» **GIVEN PROBLEM**
Retype only the lines running from the beginning of the entries below to the line with "Chart.register(...registerables);", both included. Do not include pictures.
-- Start --
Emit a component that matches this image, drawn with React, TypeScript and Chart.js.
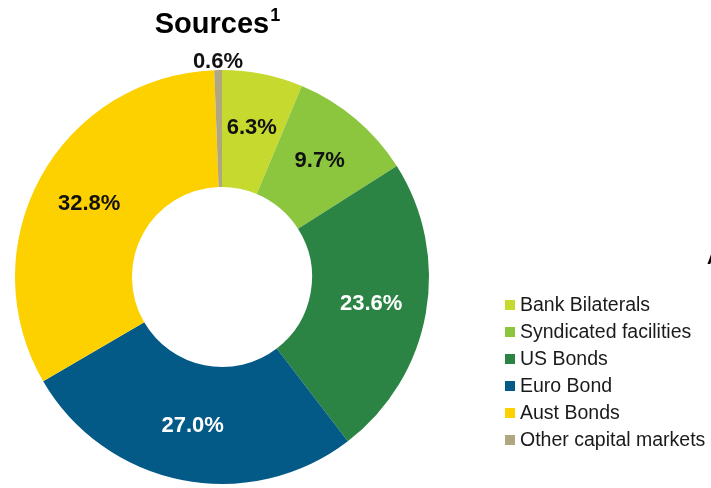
import React, { useEffect, useRef } from "react";
import { Chart, registerables } from "chart.js";

Chart.register(...registerables);

const categories = [
  "Bank Bilaterals",
  "Syndicated facilities",
  "US Bonds",
  "Euro Bond",
  "Aust Bonds",
  "Other capital markets",
];
const shares = [6.3, 9.7, 23.6, 27.0, 32.8, 0.6];
const colors = ["#c6d92f", "#8cc63f", "#2b8443", "#035a87", "#fdd000", "#b0a67f"];
const labelColors = ["#111111", "#111111", "#ffffff", "#ffffff", "#111111", "#111111"];
const titleText = "Sources";
const titleSup = "1";
const sideText = "A";

const FONT = "Arial, 'Liberation Sans', sans-serif";

const overlay = {
  id: "overlay",
  afterDraw(chart: any) {
    const ctx = chart.ctx as CanvasRenderingContext2D;
    const meta = chart.getDatasetMeta(0);
    ctx.save();
    // title
    ctx.fillStyle = "#000";
    ctx.textBaseline = "alphabetic";
    ctx.font = `bold 29px ${FONT}`;
    const tw = ctx.measureText(titleText).width;
    ctx.font = `bold 18px ${FONT}`;
    const sw = ctx.measureText(titleSup).width;
    const tx = 217 - (tw + sw) / 2;
    ctx.font = `bold 29px ${FONT}`;
    ctx.textAlign = "left";
    ctx.fillText(titleText, tx, 33);
    ctx.font = `bold 18px ${FONT}`;
    ctx.fillText(titleSup, tx + tw + 1, 21);

    // slice labels
    ctx.font = `bold 22px ${FONT}`;
    ctx.textAlign = "center";
    ctx.textBaseline = "middle";
    meta.data.forEach((arc: any, i: number) => {
      const v = shares[i];
      const txt = v.toFixed(1) + "%";
      const p = arc.getProps(["x", "y", "startAngle", "endAngle", "innerRadius", "outerRadius"], true);
      const a = (p.startAngle + p.endAngle) / 2;
      const r = v < 2 ? p.outerRadius + 8 : (p.innerRadius + p.outerRadius) / 2 + 3;
      const x = p.x + Math.cos(a) * r;
      const y = p.y + Math.sin(a) * r;
      ctx.fillStyle = labelColors[i];
      ctx.fillText(txt, x, y);
    });

    // legend
    ctx.font = `19.5px ${FONT}`;
    ctx.textAlign = "left";
    ctx.textBaseline = "middle";
    categories.forEach((c, i) => {
      const y = 305 + i * 27;
      ctx.fillStyle = colors[i];
      ctx.fillRect(505, y - 5, 10, 10);
      ctx.fillStyle = "#1a1a1a";
      ctx.fillText(c, 520, y + 1);
    });

    // clipped side text
    ctx.fillStyle = "#000";
    ctx.font = `bold 19px ${FONT}`;
    ctx.textBaseline = "alphabetic";
    ctx.fillText(sideText, 707, 264);
    ctx.restore();
  },
};

export default function App() {
  const ref = useRef<HTMLCanvasElement>(null);
  useEffect(() => {
    if (!ref.current) return;
    const chart = new Chart(ref.current, {
      type: "doughnut",
      data: {
        labels: categories,
        datasets: [
          {
            data: shares,
            backgroundColor: colors,
            borderWidth: 0,
          },
        ],
      },
      options: {
        responsive: false,
        animation: false,
        devicePixelRatio: 1,
        cutout: "43.5%",
        rotation: 0,
        layout: { padding: { left: 15, right: 282, top: 70, bottom: 4 } },
        plugins: {
          legend: { display: false },
          tooltip: { enabled: false },
          title: { display: false },
        },
      },
      plugins: [overlay],
    });
    return () => chart.destroy();
  }, []);
  return (
    <div style={{ position: "absolute", left: 0, top: 0, width: 711, height: 488, background: "#fff" }}>
      <canvas ref={ref} width={711} height={488} />
    </div>
  );
}
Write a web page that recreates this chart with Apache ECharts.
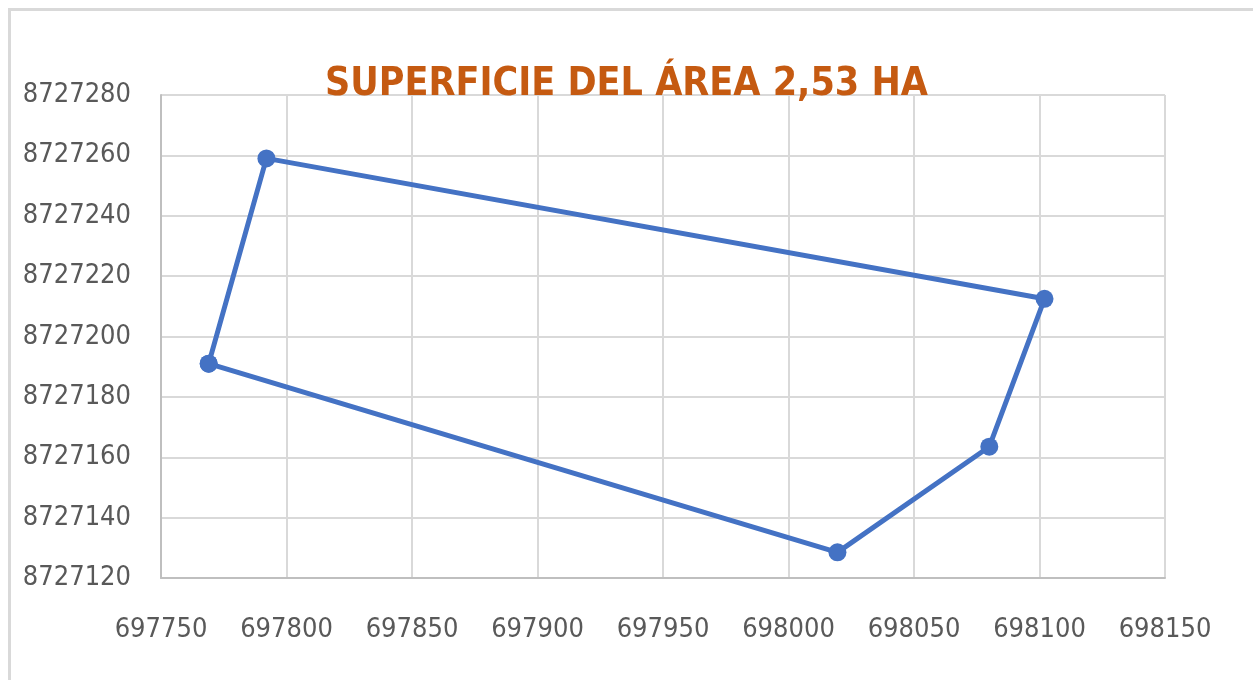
<!DOCTYPE html>
<html>
<head>
<meta charset="utf-8">
<script src="https://cdn.jsdelivr.net/npm/echarts@6/dist/echarts.min.js"></script>
<style>
  html, body { margin: 0; padding: 0; background: #fff; }
  #frame { position: absolute; left: 8px; top: 8px; width: 1260px; height: 690px; border: 3px solid #d9d9d9; box-sizing: border-box; }
  #chart { position: absolute; left: 0; top: 0; width: 1253px; height: 680px; }
</style>
</head>
<body>
<div id="frame"></div>
<div id="chart"></div>
<script>
// vertices of the polygon (easting, northing), closed back to the first one
const eastings = [697769, 697792, 698102, 698080, 698019.5, 697769]
const northings = [8727191, 8727259, 8727212.5, 8727163.5, 8727128.5, 8727191]
const titleText = 'SUPERFICIE DEL ÁREA 2,53 HA'

const labelFont = '"Liberation Sans Narrow", "DejaVu Sans Condensed", sans-serif'

var myChart = echarts.init(document.getElementById('chart'))
myChart.setOption({
    animation: false,
    title: {
        text: titleText,
        left: 'center',
        top: 60,
        textStyle: {
            color: '#C55A11',
            fontFamily: labelFont,
            fontWeight: 'bold',
            fontSize: 39
        }
    },
    grid: { left: 161, top: 95, right: 88, bottom: 102, outerBoundsMode: 'none', containLabel: false },
    xAxis: {
        type: 'value',
        min: 697750,
        max: 698150,
        interval: 50,
        axisLine: { show: true, lineStyle: { color: '#bfbfbf', width: 2 } },
        axisTick: { show: false },
        splitLine: { show: true, lineStyle: { color: '#d9d9d9', width: 2 } },
        axisLabel: { color: '#595959', fontFamily: labelFont, fontSize: 27, margin: 38, formatter: v => String(v) }
    },
    yAxis: {
        type: 'value',
        min: 8727120,
        max: 8727280,
        interval: 20,
        axisLine: { show: true, lineStyle: { color: '#bfbfbf', width: 2 } },
        axisTick: { show: false },
        splitLine: { show: true, lineStyle: { color: '#d9d9d9', width: 2 } },
        axisLabel: { color: '#595959', fontFamily: labelFont, fontSize: 27, margin: 30, formatter: v => String(v) }
    },
    series: [
        {
            type: 'line',
            data: eastings.map((x, i) => [x, northings[i]]),
            symbol: 'circle',
            symbolSize: 18,
            lineStyle: { color: '#4472C4', width: 5 },
            itemStyle: { color: '#4472C4' }
        }
    ]
})
</script>
</body>
</html>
-- End --
» **ANSWER FOR THE TASK**
Emit a component that matches this image, drawn with React, TypeScript and Chart.js.
import React, { useEffect, useRef } from "react";
import { Chart, registerables } from "chart.js";

Chart.register(...registerables);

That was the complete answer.